Nodes 3 and 4: Data servers
The File Store, Data Engine (Hyper), and Backgrounder processes are co-located on Nodes 3 and 4 for the following reasons:
- Extract optimization: Running Backgrounder, Hyper, and File Store on the same node optimizes performance and reliability. During the extraction process, Backgrounder queries the target database, creates the Hyper file on the same node, and then uploads to File Store. By co-locating these processes on the same node the extraction creation workflow does not require copying amounts of data across the network or the nodes.
- Complimentary resource balancing: Backgrounder is mainly CPU intensive. Data Engine is a memory-intensive process. Coupling these processes allows maximum resource utilization on each node.

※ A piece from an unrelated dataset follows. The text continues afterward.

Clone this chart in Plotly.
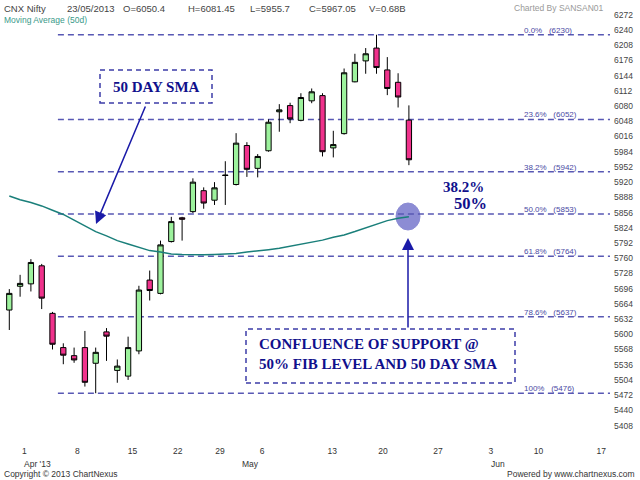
import plotly.graph_objects as go

# daily candles, 26 Mar .. 23 May 2013 (trading-day index on x)
dates = ["26/03", "28/03", "01/04", "02/04", "03/04", "04/04", "05/04", "08/04",
         "09/04", "10/04", "11/04", "12/04", "15/04", "16/04", "17/04", "18/04",
         "22/04", "23/04", "25/04", "26/04", "29/04", "30/04", "02/05", "03/05",
         "06/05", "07/05", "08/05", "09/05", "10/05", "13/05", "14/05", "15/05",
         "16/05", "17/05", "20/05", "21/05", "22/05", "23/05"]
opens = [5651, 5701, 5706, 5744, 5644, 5572, 5555, 5572, 5539, 5605, 5524, 5512,
         5565, 5714, 5686, 5795, 5845, 5858, 5902, 5882, 5935, 5915, 5997, 5949,
         5986, 6068, 6081, 6050, 6091, 6102, 5992, 6022, 6131, 6175, 6202, 6156,
         6130, 6050.4]
highs = [5695, 5725, 5758, 5748, 5647, 5581, 5572, 5607, 5572, 5613, 5547, 5595,
         5702, 5734, 5797, 5847, 5847, 5928, 5909, 5920, 5964, 6023, 6004, 5979,
         6052, 6084, 6087, 6107, 6117, 6107, 6028, 6159, 6190, 6202, 6230, 6183,
         6149, 6081.45]
lows = [5609, 5679, 5690, 5653, 5568, 5537, 5540, 5490, 5476, 5544, 5498, 5504,
        5558, 5671, 5684, 5793, 5797, 5855, 5864, 5872, 5872, 5913, 5931, 5930,
        5984, 6026, 6044, 6048, 6086, 5974, 5972, 6020, 6130, 6148, 6148, 6103,
        6077, 5955.7]
closes = [5686, 5707, 5751, 5676, 5579, 5556, 5546, 5499, 5562, 5596, 5533, 5572,
          5693, 5692, 5788, 5837, 5842, 5920, 5876, 5908, 5934, 6002, 5947, 5974,
          6046, 6072, 6053, 6098, 6110, 5984, 5999, 6150, 6172, 6190, 6161, 6117,
          6099, 5967.05]
sma50 = [5891, 5883, 5877, 5870, 5861, 5852, 5840, 5828, 5816, 5807, 5797, 5790,
         5783, 5776, 5773, 5769, 5768, 5767, 5767, 5768, 5769, 5770, 5773, 5775,
         5778, 5781, 5785, 5789, 5793, 5798, 5804, 5809, 5816, 5824, 5832, 5839,
         5844, 5847]

fib_pct = ["0.0%", "23.6%", "38.2%", "50.0%", "61.8%", "78.6%", "100%"]
fib_price = [6230, 6052, 5942, 5853, 5764, 5637, 5476]

price_ticks = list(range(5408, 6273, 32))
day_labels = ["1", "8", "15", "22", "29", "6", "13", "20", "27", "3", "10", "17"]
day_pos = [1.4, 6.3, 11.4, 15.6, 19.5, 23.4, 29.9, 34.6, 39.7, 44.6, 49.0, 54.8]
month_labels = ["Apr '13", "May", "Jun"]
month_pos = [1.2, 21.4, 44.4]

idx = list(range(len(dates)))

GREEN = "#9df29d"
PINK = "#f0328c"
NAVY = "#10108c"
BOXLINE = "#3c3ca8"
FIBLINE = "#5858b4"
TEAL = "#1a7f7a"
SANS = "Liberation Sans"
SERIF = "Liberation Serif"

# plot area is 610 x 442 px, helpers for placing the hand drawn notes
PW, PH = 610, 442


def pxx(x):
    return x / PW


def pxy(y):
    return (PH - y) / PH


def note(x, y, text, size, family, color, xanchor="center"):
    fig.add_annotation(xref="paper", yref="paper", x=pxx(x), y=pxy(y),
                       xanchor=xanchor, yanchor="middle", align="left",
                       text=text, showarrow=False,
                       font=dict(family=family, size=size, color=color))


fig = go.Figure()

fig.add_trace(go.Candlestick(
    x=idx, open=opens, high=highs, low=lows, close=closes,
    increasing=dict(fillcolor=GREEN, line=dict(color="black", width=1)),
    decreasing=dict(fillcolor=PINK, line=dict(color="black", width=1)),
    whiskerwidth=0, hoverinfo="skip", showlegend=False,
))
fig.add_trace(go.Scatter(
    x=idx, y=sma50, mode="lines", line=dict(color=TEAL, width=1.5),
    hoverinfo="skip", showlegend=False,
))

# fibonacci retracement levels
for pct, price in zip(fib_pct, fib_price):
    fig.add_shape(type="line", xref="x", yref="y", x0=4.5, x1=55.62,
                  y0=price, y1=price, layer="below",
                  line=dict(color=FIBLINE, width=1.5, dash="6px,4px"))
    fig.add_annotation(xref="paper", yref="y", x=pxx(522), y=price,
                       xanchor="left", yanchor="bottom", yshift=-2,
                       text=pct + "\u00a0\u00a0\u00a0(" + str(price) + ")",
                       showarrow=False,
                       font=dict(family=SANS, size=8, color="#4a4aa4"))

# header
header_text = ["CNX Nifty", "23/05/2013", "O=" + str(opens[-1]), "H=" + str(highs[-1]),
               "L=" + str(lows[-1]), "C=" + str(closes[-1]), "V=0.68B"]
header_x = [2, 65, 121, 186, 248, 307, 367]
for t, x in zip(header_text, header_x):
    note(x, 8, t, 9.5, SANS, "#444444", "left")
note(2, 20, "Moving Average (50d)", 8.5, SANS, "#3a9a8a", "left")
note(606, 8, "Charted By SANSAN01", 8.5, SANS, "#999999", "right")

# month labels under the day ticks
for t, x in zip(month_labels, month_pos):
    fig.add_annotation(xref="x", yref="paper", x=x, y=pxy(464),
                       xanchor="left", yanchor="middle", text=t, showarrow=False,
                       font=dict(family=SANS, size=8.5, color="#333333"))

# footer
note(2, 474, "Copyright \u00a9 2013 ChartNexus", 8.5, SANS, "#333333", "left")
note(637, 474, "Powered by www.chartnexus.com", 8.5, SANS, "#333333", "right")

# "50 DAY SMA" note
fig.add_shape(type="rect", xref="paper", yref="paper",
              x0=pxx(100), x1=pxx(212), y0=pxy(103), y1=pxy(70),
              line=dict(color=BOXLINE, width=1.5, dash="5px,4px"))
note(156, 87, "<b>50 DAY SMA</b>", 15, SERIF, NAVY)
fig.add_annotation(xref="paper", yref="paper", x=pxx(96), y=pxy(224),
                   ax=50, ay=-119, text="", showarrow=True,
                   arrowhead=2, arrowsize=1.6, arrowwidth=1.5, arrowcolor="#1a1aa8")

# confluence note
fig.add_shape(type="rect", xref="paper", yref="paper",
              x0=pxx(246), x1=pxx(515), y0=pxy(383), y1=pxy(329),
              line=dict(color=BOXLINE, width=1.5, dash="5px,4px"))
note(257, 354, "<b>CONFLUENCE OF SUPPORT @<br>50% FIB LEVEL AND 50 DAY SMA</b>",
     15, SERIF, NAVY, "left")
fig.add_annotation(xref="paper", yref="paper", x=pxx(408), y=pxy(238),
                   ax=0, ay=91, text="", showarrow=True,
                   arrowhead=2, arrowsize=1.6, arrowwidth=1.5, arrowcolor="#1a1aa8")

# highlight where price meets the 50% level and the SMA
fig.add_shape(type="circle", xref="paper", yref="paper",
              x0=pxx(396), x1=pxx(420), y0=pxy(230), y1=pxy(203),
              fillcolor="#8c8cd4", line=dict(color="#8c8cd4", width=1), layer="below")

note(463, 187, "<b>38.2%</b>", 15, SERIF, NAVY)
note(471, 203, "<b>50%</b>", 16.5, SERIF, NAVY)

fig.update_layout(
    width=640, height=480,
    margin=dict(l=0, r=30, t=0, b=38),
    paper_bgcolor="white", plot_bgcolor="white",
    showlegend=False,
    xaxis=dict(range=[-0.861, 55.62], tickvals=day_pos, ticktext=day_labels,
               showgrid=False, zeroline=False, showline=False, ticks="",
               ticklabelstandoff=2,
               rangeslider=dict(visible=False),
               tickfont=dict(family=SANS, size=8.5, color="#333333")),
    yaxis=dict(range=[5373.4, 6303.1], side="right", tickvals=price_ticks,
               showgrid=False, zeroline=False, showline=False, ticks="",
               ticklabelstandoff=3,
               tickfont=dict(family=SANS, size=8.5, color="#444444")),
)

fig.write_html("out.html", config={"displayModeBar": False},
               post_script="document.body.style.margin='0px';")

- Consolidation of data processes: Since each of these processes are back-end data processes, it makes sense to run them in the most secure data tier. In future versions of the reference architecture, the application and data servers will run in separate tiers. However, due to application dependencies in the Tableau architecture, application and data servers must run in the same tier at this time.
Scaling data servers
As with application servers, planning the resources that are required for Tableau data servers requires use-based modeling. In general, assume each data server can support up to 2000 extract refresh jobs per day. As your extract jobs increase, add additional data servers without the File Store service. Generally, the two-node data server deployment is suitable for deployments that use the local filesystem for the File Store service. Note that adding more application servers does not impact performance or scale on data servers in a linear fashion. In fact, with the exception of some overhead from additional user queries, the impact of adding more application hosts and users is minimal.